The game allows you to dress up an avatar who will then walk as you do through the streets in “AR” mode, or as google maps defines it ‘street view’, and ‘catch’ Pokémon which appear. If you watch the screen for the ‘green rustling leaves’, you may see one. Then, using a ‘Pokeball’ you must capture the creature. The Pokémon are geographically oriented – you don’t find water Pokémon in deserts, which means that in order to ‘catch ‘em all’ you have to do a little traveling.
If you get too many of the little creatures, you can turn them over to Professor Willow. No one is certain what Professor Willow is doing with the Pokémon, but he will give you candy for each one you give him. Get enough candy and you can evolve your Pokémon, giving them greater abilities in the game.
Getting people out to walk and explore their surroundings was one of the driving forces behind the invention of the game. Game inventor, Satoshi Tajiri was fond of catching bugs as a child and wanted to share the excitement with a new generation of kids.
(Satoshi) envisioned the competitive aspect of Pokemon as being ritualistic and respectful, like two Karate champions or sumo wrestlers. He wanted to have his characters faint instead of die, because he believes children should “respect death.”

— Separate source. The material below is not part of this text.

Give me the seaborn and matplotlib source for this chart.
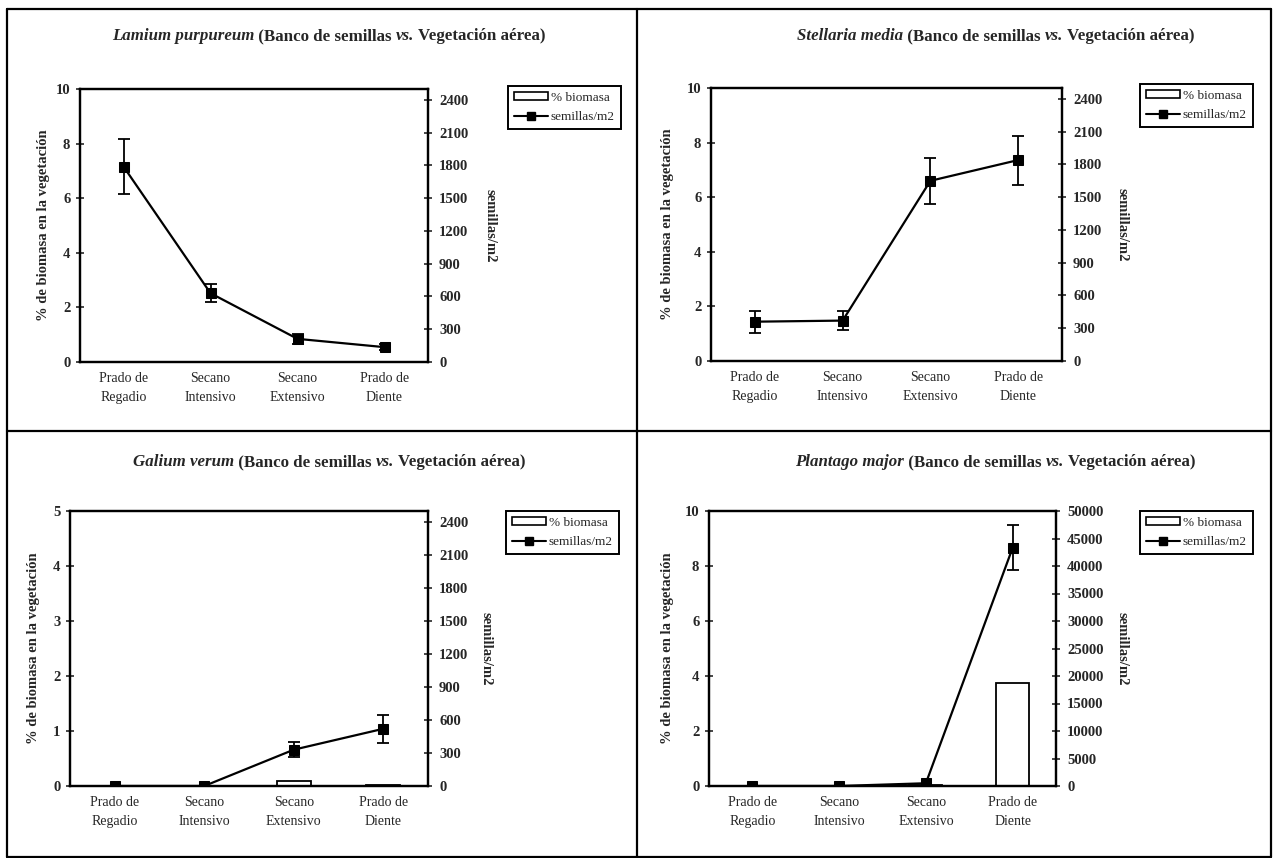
import numpy as np
import pandas as pd
import matplotlib.pyplot as plt
import seaborn as sns
from matplotlib.lines import Line2D
from matplotlib.patches import Patch

# categorias del eje x (4 tipos de manejo)
categorias = ['Prado de\nRegadio', 'Secano\nIntensivo', 'Secano\nExtensivo', 'Prado de\nDiente']

# Lamium purpureum
lamium_biomasa  = [0, 0, 0, 0]
lamium_semillas = [1790, 630, 212, 136]
lamium_error    = [250, 85, 45, 30]

# Stellaria media
stellaria_biomasa  = [0, 0, 0, 0]
stellaria_semillas = [360, 370, 1650, 1840]
stellaria_error    = [100, 85, 210, 225]

# Galium verum
galium_biomasa  = [0, 0, 0.1, 0.02]
galium_semillas = [0, 0, 330, 520]
galium_error    = [0, 0, 70, 130]

# Plantago major
plantago_biomasa  = [0, 0, 0.05, 3.75]
plantago_semillas = [0, 0, 500, 43300]
plantago_error    = [0, 0, 0, 4100]

W, H = 1274, 858
FONT = ['Liberation Serif', 'DejaVu Serif']

sns.set_style('white')
plt.rcParams['font.family'] = FONT

fig = plt.figure(figsize=(W / 100, H / 100), dpi=100)


def px_rect(l, t, r, b):
    return [l / W, 1 - b / H, (r - l) / W, (b - t) / H]


def put_title(ax, x, y, species):
    pieces = [(' (Banco de semillas ', 'normal'), ('vs.', 'italic'),
              (' Vegetación aérea)', 'normal')]
    t = fig.text(x / W, 1 - y / H, species, style='italic', weight='bold',
                 fontsize=12.2, va='bottom', ha='left')
    for text, st in pieces:
        t = ax.annotate(text, xy=(1, 0), xycoords=t, va='bottom', ha='left',
                        style=st, weight='bold', fontsize=12.2, annotation_clip=False)


def draw_panel(box, species, biomasa, semillas, error, left_max, left_step,
               right_max, right_step, right_ticks_top, leg_xy, title_xy,
               ylab_x, y2lab_x):
    ax = fig.add_axes(px_rect(*box))
    df = pd.DataFrame({'cat': categorias, 'pos': np.arange(len(categorias)),
                       'bio': biomasa, 'sem': semillas, 'err': error})

    sns.barplot(data=df, x='cat', y='bio', ax=ax, color='white', edgecolor='black',
                linewidth=1.3, width=0.38, errorbar=None, saturation=1)
    ax.set_xlim(-0.5, 3.5)
    ax.set_ylim(0, left_max)
    lt = np.arange(0, left_max + 0.01, left_step)
    ax.set_yticks(lt)
    ax.set_yticklabels([f'{v:g}' for v in lt], fontsize=10.5, fontweight='bold')
    ax.set_xticks(df['pos'])
    ax.set_xticklabels(categorias, fontsize=10, linespacing=1.65)
    ax.set_xticks(np.arange(-0.5, 3.6, 1), minor=True)
    ax.tick_params(axis='x', which='major', length=0, pad=7)
    ax.tick_params(axis='x', which='minor', direction='inout', length=7, width=1.2)
    ax.tick_params(axis='y', direction='inout', length=6, width=1.2, pad=4, left=True)
    ax.set_xlabel('')
    ax.set_ylabel('% de biomasa en la vegetación', fontsize=10.5, fontweight='bold',
                  rotation=90, ha='center', va='center', rotation_mode='default')
    ax.yaxis.set_label_coords(ylab_x, 0.5)

    ax2 = ax.twinx()
    sns.lineplot(data=df, x='pos', y='sem', ax=ax2, color='black', linewidth=1.6,
                 marker='s', markersize=7, markeredgecolor='black', legend=False)
    with_err = df[df['err'] > 0]
    ax2.errorbar(with_err['pos'], with_err['sem'], yerr=with_err['err'], fmt='none',
                 ecolor='black', elinewidth=1.3, capsize=4, capthick=1.3)
    ax2.set_xlim(-0.5, 3.5)
    ax2.set_ylim(0, right_max)
    rt = np.arange(0, right_ticks_top + 1, right_step)
    ax2.set_yticks(rt)
    ax2.set_yticklabels([f'{int(v)}' for v in rt], fontsize=10.5, fontweight='bold')
    ax2.tick_params(axis='y', direction='inout', length=6, width=1.2, pad=5, right=True)
    ax2.set_xlabel('')
    ax2.set_ylabel('semillas/m2', fontsize=10.5, fontweight='bold', rotation=270,
                   ha='center', va='center', rotation_mode='default')
    ax2.yaxis.set_label_coords(y2lab_x, 0.5)

    for a in (ax, ax2):
        for s in a.spines.values():
            s.set_visible(True)
            s.set_color('black')
            s.set_linewidth(1.6)

    handles = [Patch(facecolor='white', edgecolor='black', linewidth=1.2),
               Line2D([], [], color='black', linewidth=1.5, marker='s', markersize=6)]
    fig.legend(handles, ['% biomasa', 'semillas/m2'], loc='upper left',
               bbox_to_anchor=(leg_xy[0] / W, 1 - leg_xy[1] / H),
               bbox_transform=fig.transFigure, frameon=True, fancybox=False,
               edgecolor='black', framealpha=1, fontsize=9.5, handlelength=2.6,
               handleheight=0.6, handletextpad=0.2, borderpad=0.45, labelspacing=0.55,
               borderaxespad=0)
    fig.legends[-1].get_frame().set_linewidth(1.4)

    put_title(ax, title_xy[0], title_xy[1], species)
    return ax


draw_panel((80, 89, 428, 362), 'Lamium purpureum', lamium_biomasa, lamium_semillas,
           lamium_error, 10, 2, 2500, 300, 2400, (508, 86), (112, 44), -0.105, 1.178)
draw_panel((711, 88, 1062, 361), 'Stellaria media', stellaria_biomasa,
           stellaria_semillas, stellaria_error, 10, 2, 2500, 300, 2400, (1140, 84),
           (797, 44), -0.125, 1.171)
draw_panel((70, 511, 428, 786), 'Galium verum', galium_biomasa, galium_semillas,
           galium_error, 5, 1, 2500, 300, 2400, (506, 511), (133, 470), -0.103, 1.162)
draw_panel((709, 511, 1056, 786), 'Plantago major', plantago_biomasa,
           plantago_semillas, plantago_error, 10, 2, 50000, 5000, 50000, (1140, 511),
           (795, 470), -0.121, 1.19)

# marcos de los cuatro paneles
frame = dict(color='black', linewidth=1.6, transform=fig.transFigure)
for xs, ys in [((7, 1271), (9, 9)), ((7, 1271), (857, 857)), ((7, 1271), (431, 431)),
               ((7, 7), (9, 857)), ((1271, 1271), (9, 857)), ((637, 637), (9, 857))]:
    fig.add_artist(Line2D([x / W for x in xs], [1 - y / H for y in ys], **frame))

plt.savefig('out.png', dpi=100)
plt.close()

When asked about having monsters in a children’s game, he uses the analogy of a horse who is dangerous if he gallops over you, but a useful friend if you are riding him. He added, “What’s more important is that the monsters are controllable by the players. It could be the monster within yourself, fear or anger, for example. And they are put in capsules.” Susan Moffitt (http://www.autismkey.com/pokeman-creator-draws-creativity-from-autism/)
The game’s demographic, with more women than men playing the game, and fewer 13-18 year olds and doesn’t support the idea that people are enjoying an experience of catching ‘bugs ‘like Satoshi, however, they would probably be interested in how Satoshi captured 5.1 billion dollars in the gaming industry.
The release of Pokémon Go continues around the world, with a few glitches. Korea and China are concerned about security. Iran has banned the game. It hasn’t been rolled out in India yet.
Nika Klev is excited to continue his adventure looking for Pokémon in Peru. Just as every other player around the world, he’s ‘gotta catch ‘em all’.